The problem is that any bank with dollar swap interest rate exposure hedges it with eurodollar contracts in Chicago. Technically, investors can now trade eurodollars in London via ICE Clear Europe, but the bulk of business is in the US. As the head of clearing at one European bank puts it: “You can’t clear eurodollar futures anywhere but the CME.” Consequently there are a lot of nervous European banks. Nor would it be just those with large US exposure, such as Barclays and Deutsche, that would suffer. The CME is equally aware of what it could lose. “There could be “unfortunate consequences” if it wasn’t recognised. “[Some of our members] face a big capital cliff,” warned Kim Taylor, head of CME Clearing last week.

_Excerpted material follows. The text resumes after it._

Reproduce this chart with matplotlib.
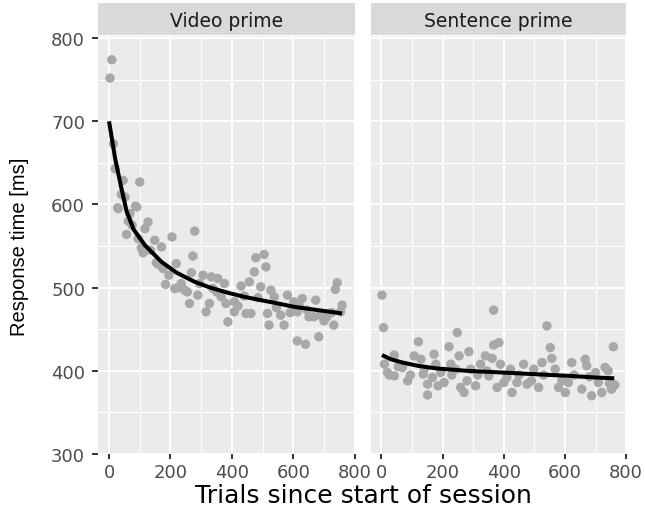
import matplotlib
matplotlib.use("Agg")
import matplotlib.pyplot as plt

# points: (trial, response time in ms)
video_x = [3, 9, 14, 20, 28, 30, 40, 46, 52, 57, 63, 68, 75, 86, 90, 95, 100, 105,
           111, 117, 127, 135, 149, 154, 160, 171, 176, 184, 195, 205, 214, 219, 225,
           235, 246, 255, 262, 268, 273, 279, 289, 295, 306, 316, 327, 333, 338, 350,
           354, 365, 376, 381, 387, 408, 408, 420, 430, 440, 446, 457, 462, 473, 478,
           485, 494, 505, 511, 516, 521, 527, 538, 545, 559, 570, 581, 590, 602, 613,
           613, 620, 629, 640, 645, 651, 667, 673, 683, 689, 700, 710, 725, 732, 737,
           743, 754, 759]
video_y = [752, 774, 673, 643, 596, 595, 612, 629, 609, 564, 580, 589, 575, 598, 597,
           559, 627, 548, 542, 571, 579, 545, 557, 530, 528, 549, 523, 504, 515, 561,
           499, 529, 500, 505, 497, 495, 481, 518, 538, 568, 491, 505, 515, 471, 481,
           513, 499, 495, 511, 489, 505, 481, 459, 483, 471, 478, 502, 490, 469, 507,
           469, 519, 536, 488, 501, 540, 525, 469, 455, 497, 489, 476, 467, 455, 491,
           470, 483, 471, 436, 478, 487, 432, 473, 465, 465, 485, 441, 467, 460, 465,
           470, 455, 498, 506, 471, 479]

sentence_x = [2, 7, 10, 20, 26, 42, 42, 55, 69, 86, 95, 107, 121, 129, 137, 140, 151,
              151, 167, 172, 178, 185, 194, 205, 221, 227, 230, 243, 248, 254, 259,
              270, 280, 286, 292, 308, 315, 324, 340, 345, 351, 362, 367, 367, 378,
              384, 389, 400, 410, 422, 427, 443, 450, 465, 476, 490, 498, 514, 525,
              530, 541, 552, 557, 568, 579, 590, 601, 611, 622, 630, 655, 666, 671,
              680, 687, 700, 709, 720, 731, 741, 745, 752, 758, 763]
sentence_y = [491, 452, 408, 398, 395, 419, 394, 405, 404, 388, 395, 418, 435, 414,
              396, 402, 384, 371, 392, 420, 408, 382, 398, 386, 429, 408, 395, 402,
              446, 418, 380, 374, 388, 423, 402, 382, 395, 408, 418, 400, 394, 415,
              473, 431, 380, 434, 408, 386, 392, 402, 374, 386, 395, 408, 384, 388,
              402, 380, 410, 395, 454, 428, 415, 402, 380, 388, 374, 386, 410, 395,
              378, 414, 406, 393, 370, 398, 386, 374, 404, 400, 385, 378, 429, 383]

# fitted curves
video_fit_x = [0, 20, 40, 57, 80, 117, 133, 171, 220, 279, 330, 386, 440, 494, 550, 602, 680, 759]
video_fit_y = [700, 655, 620, 592, 570, 551, 545, 531, 518, 507, 500, 494, 489, 485, 481, 477, 473, 469]
sentence_fit_x = [2, 30, 69, 120, 178, 280, 395, 500, 611, 700, 761]
sentence_fit_y = [419, 414, 410, 406, 403, 400, 398, 396, 394, 392, 391]

panels = ["Video prime", "Sentence prime"]
x_ticks = [0, 200, 400, 600, 800]
y_ticks = [300, 400, 500, 600, 700, 800]

PANEL_BG = "#EBEBEB"
STRIP_BG = "#D9D9D9"
POINT_COLOR = "#A8A8A8"
TICK_FONT = ["DejaVu Sans"]
TITLE_FONT = ["Liberation Sans", "DejaVu Sans"]

fig = plt.figure(figsize=(6.45, 5.10), dpi=100)
boxes = [(0.1524, 0.1078, 0.398, 0.8187), (0.5747, 0.1078, 0.3966, 0.8187)]
series = [
    (video_x, video_y, video_fit_x, video_fit_y),
    (sentence_x, sentence_y, sentence_fit_x, sentence_fit_y),
]

for idx, (box, name, (px, py, fx, fy)) in enumerate(zip(boxes, panels, series)):
    ax = fig.add_axes(box)
    ax.set_facecolor(PANEL_BG)
    ax.set_xlim(-35, 801)
    ax.set_ylim(300, 802)
    ax.set_xticks(x_ticks)
    ax.set_yticks(y_ticks)
    ax.set_xticks([100, 300, 500, 700], minor=True)
    ax.set_yticks([350, 450, 550, 650, 750], minor=True)
    ax.grid(True, which="major", color="white", linewidth=1.4)
    ax.grid(True, which="minor", color="white", linewidth=0.7)
    ax.set_axisbelow(True)
    for spine in ax.spines.values():
        spine.set_visible(False)
    ax.tick_params(which="minor", length=0)
    ax.tick_params(which="major", width=1.4, color="#333333",
                   labelcolor="#4D4D4D", labelsize=13)
    ax.tick_params(axis="x", length=3.5, pad=3)
    ax.tick_params(axis="y", length=4.5, pad=5)
    for label in ax.get_xticklabels() + ax.get_yticklabels():
        label.set_family(TICK_FONT)
    if idx == 1:
        ax.tick_params(axis="y", left=False, labelleft=False)

    ax.scatter(px, py, s=46, color=POINT_COLOR, edgecolors="none", zorder=2,
               clip_on=False)
    ax.plot(fx, fy, color="black", linewidth=2.9, solid_capstyle="butt", zorder=3)

    # facet strip
    strip = fig.add_axes((box[0], 0.9294, box[2], 0.0622))
    strip.set_facecolor(STRIP_BG)
    strip.set_xticks([])
    strip.set_yticks([])
    for spine in strip.spines.values():
        spine.set_visible(False)
    strip.text(0.5, 0.47, name, ha="center", va="center", fontsize=13.5,
               color="#1A1A1A", family=TICK_FONT, transform=strip.transAxes)

fig.text(0.563, 0.0137, "Trials since start of session", ha="center",
         va="baseline", fontsize=18, color="black", family=TICK_FONT)
fig.text(0.03, 0.516, "Response time [ms]", ha="center", va="center", rotation=90,
         fontsize=14.5, color="black", family=TITLE_FONT)

fig.savefig("out.png", dpi=100)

The problem is Europe’s capital requirements also come into effect on December 15. This is creating an almighty squeeze since Esma can only make its decision after the commission has made its ruling. The regulator could theoretically push its decision into the new year, but Ms Taylor cautioned: “Nobody can take a 30-times capital hit, even for 60 days.” That indicated a real need to recognise EU and US jurisdictions as equivalent. But there are clear differences between the two. For example in futures trading, Europe requires two days of margin to be posted, while the US rules requires only one. Europe is tougher on swaps margins.

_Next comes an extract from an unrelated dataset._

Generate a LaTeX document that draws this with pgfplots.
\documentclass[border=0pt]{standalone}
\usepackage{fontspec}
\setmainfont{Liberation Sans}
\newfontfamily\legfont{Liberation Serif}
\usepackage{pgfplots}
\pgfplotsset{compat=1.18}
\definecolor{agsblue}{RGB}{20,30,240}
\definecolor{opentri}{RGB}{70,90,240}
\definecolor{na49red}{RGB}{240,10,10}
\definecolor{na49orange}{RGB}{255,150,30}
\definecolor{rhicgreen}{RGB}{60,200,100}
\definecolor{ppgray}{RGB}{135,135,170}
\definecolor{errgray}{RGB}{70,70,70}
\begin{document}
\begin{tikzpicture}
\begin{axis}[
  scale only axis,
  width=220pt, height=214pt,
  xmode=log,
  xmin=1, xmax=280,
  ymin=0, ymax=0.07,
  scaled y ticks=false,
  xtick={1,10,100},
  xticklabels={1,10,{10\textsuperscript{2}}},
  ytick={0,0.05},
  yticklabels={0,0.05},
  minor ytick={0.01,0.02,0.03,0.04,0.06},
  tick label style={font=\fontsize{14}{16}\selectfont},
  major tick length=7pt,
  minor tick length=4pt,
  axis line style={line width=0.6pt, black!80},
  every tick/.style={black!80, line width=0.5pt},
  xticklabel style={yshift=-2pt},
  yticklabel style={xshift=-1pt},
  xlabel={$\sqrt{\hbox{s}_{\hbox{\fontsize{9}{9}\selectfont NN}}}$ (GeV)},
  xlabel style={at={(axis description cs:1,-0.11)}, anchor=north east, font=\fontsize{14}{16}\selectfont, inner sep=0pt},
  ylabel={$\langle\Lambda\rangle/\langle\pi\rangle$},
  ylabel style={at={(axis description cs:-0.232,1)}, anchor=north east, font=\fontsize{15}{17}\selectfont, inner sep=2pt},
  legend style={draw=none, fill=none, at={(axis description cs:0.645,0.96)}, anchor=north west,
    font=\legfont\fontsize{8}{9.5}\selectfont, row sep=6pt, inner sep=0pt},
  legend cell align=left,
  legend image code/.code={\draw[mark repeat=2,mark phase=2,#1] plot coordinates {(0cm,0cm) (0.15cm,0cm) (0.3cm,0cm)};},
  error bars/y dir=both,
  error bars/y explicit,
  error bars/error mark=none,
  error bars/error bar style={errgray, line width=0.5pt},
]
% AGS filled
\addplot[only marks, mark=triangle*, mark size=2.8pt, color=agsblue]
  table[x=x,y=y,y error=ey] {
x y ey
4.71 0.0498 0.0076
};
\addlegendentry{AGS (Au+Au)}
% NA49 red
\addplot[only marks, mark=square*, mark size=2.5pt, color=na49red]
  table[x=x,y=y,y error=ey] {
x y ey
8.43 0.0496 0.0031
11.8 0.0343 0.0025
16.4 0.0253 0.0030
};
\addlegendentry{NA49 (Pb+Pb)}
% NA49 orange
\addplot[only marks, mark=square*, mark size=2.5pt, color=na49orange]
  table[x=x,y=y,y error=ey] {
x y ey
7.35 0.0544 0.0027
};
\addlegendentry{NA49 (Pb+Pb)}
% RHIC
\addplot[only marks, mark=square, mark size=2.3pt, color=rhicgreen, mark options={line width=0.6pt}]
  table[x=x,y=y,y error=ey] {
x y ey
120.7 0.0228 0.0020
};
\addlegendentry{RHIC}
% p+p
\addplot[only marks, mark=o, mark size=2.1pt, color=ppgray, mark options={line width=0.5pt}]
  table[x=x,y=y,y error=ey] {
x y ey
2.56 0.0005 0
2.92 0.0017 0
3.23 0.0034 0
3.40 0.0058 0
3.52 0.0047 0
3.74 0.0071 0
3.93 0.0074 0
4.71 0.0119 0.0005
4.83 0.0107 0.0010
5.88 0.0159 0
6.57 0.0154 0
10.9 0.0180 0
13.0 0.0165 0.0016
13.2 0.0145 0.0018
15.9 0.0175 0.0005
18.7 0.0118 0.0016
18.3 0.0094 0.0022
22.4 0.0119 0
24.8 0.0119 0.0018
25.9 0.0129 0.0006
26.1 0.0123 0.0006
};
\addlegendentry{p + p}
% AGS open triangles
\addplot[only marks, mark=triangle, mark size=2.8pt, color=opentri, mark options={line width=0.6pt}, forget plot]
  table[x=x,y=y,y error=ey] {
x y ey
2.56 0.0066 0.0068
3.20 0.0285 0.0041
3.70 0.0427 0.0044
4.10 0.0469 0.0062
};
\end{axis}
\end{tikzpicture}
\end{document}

The suggestion last week by Ananda Radhakrishnan, director of the clearing and risk division at the CFTC, that clearing houses pull back to their own jurisdictions caused consternation with delegates at IDX, not least because it spoke to their worst fears of a Balkanised market.

Privately, some fear the regulatory stand-off is a subtle battle to tip the table in favour of European business interests, which opens up a series of tantalising questions. Could non-recognition of the US bring into existence a highly-liquid European-based eurodollar futures contract, potentially creating the first chink in the CME fortress? Should IntercontinentalExchange and LCH.Clearnet be disadvantaged when they have built successful European businesses? Is this an attempt to lever the CFTC to cede protection of non-US customer products that are US-domiciled?

It is Europe that has the biggest decisions to make in the coming months, if not weeks. Either it sticks to Emir and potentially disadvantages local banks to the benefit of larger US ones. It also opens Europe to the charge that it is exporting its own broad rules around the world. Or it allows equivalence when there will be clear differences in standards.

A compromise may yet be found if overseas clearing houses can persuade the European Commission these alternative standards to risk management do not weaken the financial system. After all, what if the EU’s carefully crafted regulations turn out to have serious miscalculations? Mr Massad and Mr Barnier have much to discuss.